For several contemporary novelists, secularism and globalization collide in a way that recasts sociopolitical debates as questions of aesthetic value. By configuring religious practices as models for aesthetic perception, transnational writers such as Salman Rushdie, Mohsin Hamid, and Nadine Gordimer transform contemporary anxieties about religious violence by highlighting art’s vulnerability to the violence of markets and states. Ray Horton, a graduate student in the Department of English, examines how many of today’s most prominent global fictions thus encourage readers to ask how the projects of secularism and globalism are intertwined, and they do so by reaffirming the capacity for art to forge new modes of attention.

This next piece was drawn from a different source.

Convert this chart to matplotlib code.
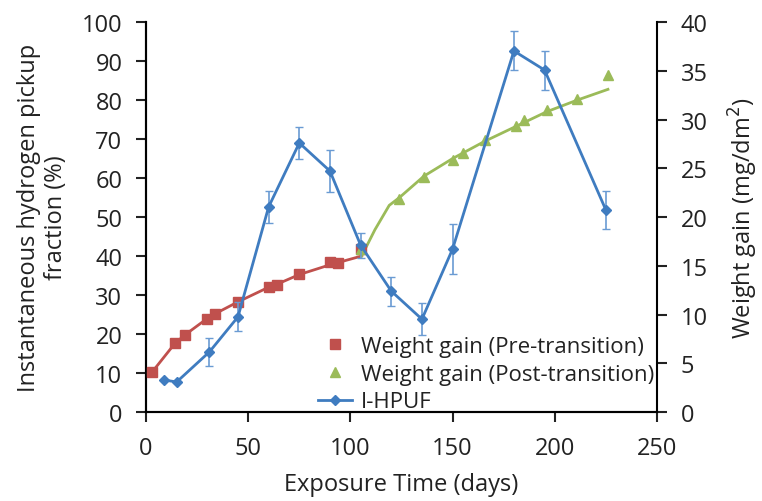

Pre-lecture reception begins at 4:15 pm in Clark Hall Room 206.
Free and open to the public.
About the Speaker:
Ray Horton is a third year PhD candidate in the department of English. His interests include American literature, contemporary fiction, religion and literature, and aesthetics. His dissertation, “Religion as Device in American Literature,” focuses on the persistence of religion as a formal device over the past century, one that vivifies an aesthetics of quotidian experience and secular finitude in writers ranging from Mark Twain to Marilynne Robinson. He led the research working group “Religion and Secularism across the Humanities,” sponsored by the Baker-Nord Center, and he serves as president of the Graduate Council of the Arts and Sciences.